* START *
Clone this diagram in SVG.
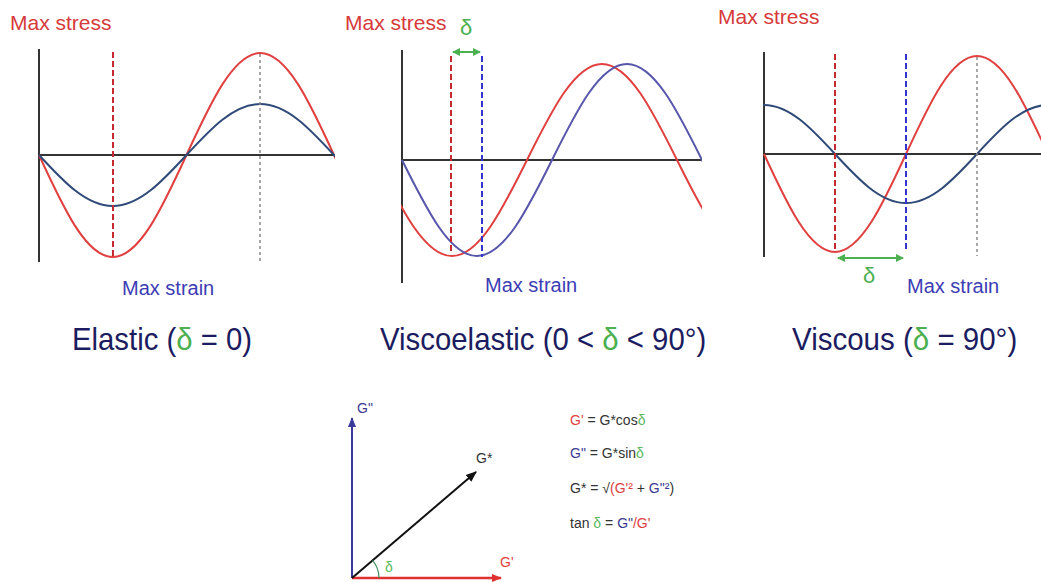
* END *
* START *
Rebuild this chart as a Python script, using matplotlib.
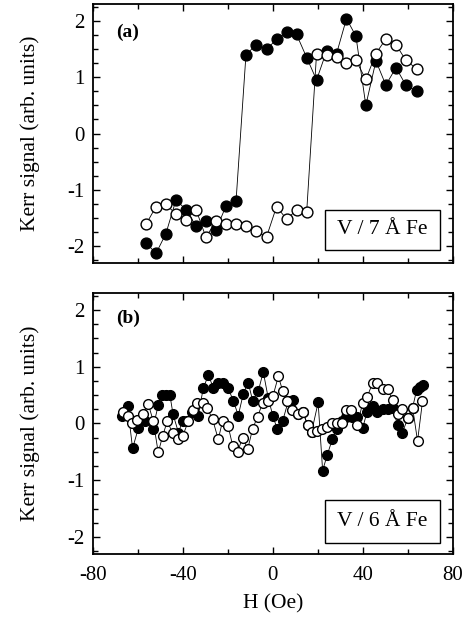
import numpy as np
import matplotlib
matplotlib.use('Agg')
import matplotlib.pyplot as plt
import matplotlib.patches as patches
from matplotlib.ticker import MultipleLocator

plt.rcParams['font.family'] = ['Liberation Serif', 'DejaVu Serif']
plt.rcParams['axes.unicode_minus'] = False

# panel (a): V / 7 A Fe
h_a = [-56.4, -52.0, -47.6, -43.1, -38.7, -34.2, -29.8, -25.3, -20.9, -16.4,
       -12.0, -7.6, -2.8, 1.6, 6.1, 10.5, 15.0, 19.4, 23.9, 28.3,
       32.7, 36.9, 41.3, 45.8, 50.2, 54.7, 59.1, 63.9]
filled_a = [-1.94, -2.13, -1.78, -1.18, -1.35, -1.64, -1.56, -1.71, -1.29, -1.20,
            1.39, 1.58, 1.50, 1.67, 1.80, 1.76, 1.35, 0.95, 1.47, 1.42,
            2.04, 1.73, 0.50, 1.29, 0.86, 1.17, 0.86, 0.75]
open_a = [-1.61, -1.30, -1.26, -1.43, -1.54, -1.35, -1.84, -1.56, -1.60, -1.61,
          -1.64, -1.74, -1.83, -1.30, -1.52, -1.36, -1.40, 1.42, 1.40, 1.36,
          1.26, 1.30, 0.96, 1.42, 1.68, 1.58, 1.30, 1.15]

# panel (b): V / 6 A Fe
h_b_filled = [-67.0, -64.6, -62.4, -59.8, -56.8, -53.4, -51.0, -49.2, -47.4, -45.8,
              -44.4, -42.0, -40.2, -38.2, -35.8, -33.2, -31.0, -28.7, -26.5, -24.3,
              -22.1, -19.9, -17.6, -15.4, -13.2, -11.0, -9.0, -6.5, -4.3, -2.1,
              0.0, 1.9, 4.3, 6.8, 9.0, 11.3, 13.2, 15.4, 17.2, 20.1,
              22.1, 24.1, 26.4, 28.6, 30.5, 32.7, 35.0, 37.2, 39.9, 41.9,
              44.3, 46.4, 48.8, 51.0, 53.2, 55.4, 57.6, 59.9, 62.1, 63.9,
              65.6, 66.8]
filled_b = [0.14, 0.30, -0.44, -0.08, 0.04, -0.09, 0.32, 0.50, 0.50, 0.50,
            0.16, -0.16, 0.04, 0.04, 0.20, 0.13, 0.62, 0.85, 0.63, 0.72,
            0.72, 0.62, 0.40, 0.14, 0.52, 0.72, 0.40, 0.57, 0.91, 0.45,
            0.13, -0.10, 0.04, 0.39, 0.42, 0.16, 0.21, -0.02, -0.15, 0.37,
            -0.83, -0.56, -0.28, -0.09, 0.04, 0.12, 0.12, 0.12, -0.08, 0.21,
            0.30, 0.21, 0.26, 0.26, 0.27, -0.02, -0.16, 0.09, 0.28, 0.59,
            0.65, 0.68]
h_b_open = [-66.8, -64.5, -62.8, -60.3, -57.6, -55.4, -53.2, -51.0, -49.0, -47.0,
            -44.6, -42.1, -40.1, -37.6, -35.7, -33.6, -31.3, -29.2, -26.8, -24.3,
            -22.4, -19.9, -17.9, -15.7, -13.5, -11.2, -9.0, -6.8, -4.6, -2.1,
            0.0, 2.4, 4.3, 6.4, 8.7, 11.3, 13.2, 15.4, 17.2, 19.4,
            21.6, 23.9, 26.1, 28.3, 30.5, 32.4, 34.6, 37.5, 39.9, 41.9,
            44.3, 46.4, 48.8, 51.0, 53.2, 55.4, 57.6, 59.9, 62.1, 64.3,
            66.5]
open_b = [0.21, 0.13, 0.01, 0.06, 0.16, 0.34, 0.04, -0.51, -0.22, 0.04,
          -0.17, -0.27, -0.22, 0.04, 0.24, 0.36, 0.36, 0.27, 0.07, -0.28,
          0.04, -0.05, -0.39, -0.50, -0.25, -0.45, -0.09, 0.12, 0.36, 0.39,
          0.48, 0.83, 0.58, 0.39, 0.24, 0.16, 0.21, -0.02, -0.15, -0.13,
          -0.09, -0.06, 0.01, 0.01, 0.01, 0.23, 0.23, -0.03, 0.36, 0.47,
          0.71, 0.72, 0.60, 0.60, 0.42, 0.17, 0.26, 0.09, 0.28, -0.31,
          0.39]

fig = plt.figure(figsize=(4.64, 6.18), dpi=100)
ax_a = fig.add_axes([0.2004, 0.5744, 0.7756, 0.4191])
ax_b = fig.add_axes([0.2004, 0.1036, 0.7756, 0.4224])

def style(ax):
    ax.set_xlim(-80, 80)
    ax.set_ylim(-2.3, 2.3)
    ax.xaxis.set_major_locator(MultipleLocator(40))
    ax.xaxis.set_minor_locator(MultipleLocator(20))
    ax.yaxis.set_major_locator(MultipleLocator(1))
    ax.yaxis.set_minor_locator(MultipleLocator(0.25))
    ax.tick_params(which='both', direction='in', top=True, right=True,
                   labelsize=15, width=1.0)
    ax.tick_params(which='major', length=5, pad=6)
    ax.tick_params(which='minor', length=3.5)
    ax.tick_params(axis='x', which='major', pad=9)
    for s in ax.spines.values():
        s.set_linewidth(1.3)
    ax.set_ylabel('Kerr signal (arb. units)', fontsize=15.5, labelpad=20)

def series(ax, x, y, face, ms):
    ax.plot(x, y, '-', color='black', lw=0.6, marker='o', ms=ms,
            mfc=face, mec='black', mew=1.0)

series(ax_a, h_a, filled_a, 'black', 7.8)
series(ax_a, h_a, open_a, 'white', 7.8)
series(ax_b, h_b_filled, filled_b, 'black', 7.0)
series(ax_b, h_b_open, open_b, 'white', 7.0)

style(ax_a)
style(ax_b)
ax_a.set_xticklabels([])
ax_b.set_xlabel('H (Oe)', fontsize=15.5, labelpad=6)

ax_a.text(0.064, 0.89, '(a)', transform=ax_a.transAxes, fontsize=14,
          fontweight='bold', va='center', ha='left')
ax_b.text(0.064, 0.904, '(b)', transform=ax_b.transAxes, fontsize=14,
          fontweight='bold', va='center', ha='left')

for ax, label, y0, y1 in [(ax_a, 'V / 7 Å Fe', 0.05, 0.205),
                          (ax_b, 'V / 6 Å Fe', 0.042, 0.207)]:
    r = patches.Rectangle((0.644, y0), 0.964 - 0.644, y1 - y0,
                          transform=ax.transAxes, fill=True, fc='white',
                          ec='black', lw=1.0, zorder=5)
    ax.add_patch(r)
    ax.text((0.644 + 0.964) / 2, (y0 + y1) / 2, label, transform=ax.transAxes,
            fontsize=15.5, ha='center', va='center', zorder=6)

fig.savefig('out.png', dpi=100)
* END *
__WORK TO BE COMPLETED__: Repeat only the lines from the one holding "Rebuild this chart" to the one holding "1.26, 1.30, 0.96, 1.42, 1.68, 1.58, 1.30, 1.15]", both ends included, and drop the images.

__TASK RESPONSE__:
Rebuild this chart as a Python script, using matplotlib.
import numpy as np
import matplotlib
matplotlib.use('Agg')
import matplotlib.pyplot as plt
import matplotlib.patches as patches
from matplotlib.ticker import MultipleLocator

plt.rcParams['font.family'] = ['Liberation Serif', 'DejaVu Serif']
plt.rcParams['axes.unicode_minus'] = False

# panel (a): V / 7 A Fe
h_a = [-56.4, -52.0, -47.6, -43.1, -38.7, -34.2, -29.8, -25.3, -20.9, -16.4,
       -12.0, -7.6, -2.8, 1.6, 6.1, 10.5, 15.0, 19.4, 23.9, 28.3,
       32.7, 36.9, 41.3, 45.8, 50.2, 54.7, 59.1, 63.9]
filled_a = [-1.94, -2.13, -1.78, -1.18, -1.35, -1.64, -1.56, -1.71, -1.29, -1.20,
            1.39, 1.58, 1.50, 1.67, 1.80, 1.76, 1.35, 0.95, 1.47, 1.42,
            2.04, 1.73, 0.50, 1.29, 0.86, 1.17, 0.86, 0.75]
open_a = [-1.61, -1.30, -1.26, -1.43, -1.54, -1.35, -1.84, -1.56, -1.60, -1.61,
          -1.64, -1.74, -1.83, -1.30, -1.52, -1.36, -1.40, 1.42, 1.40, 1.36,
          1.26, 1.30, 0.96, 1.42, 1.68, 1.58, 1.30, 1.15]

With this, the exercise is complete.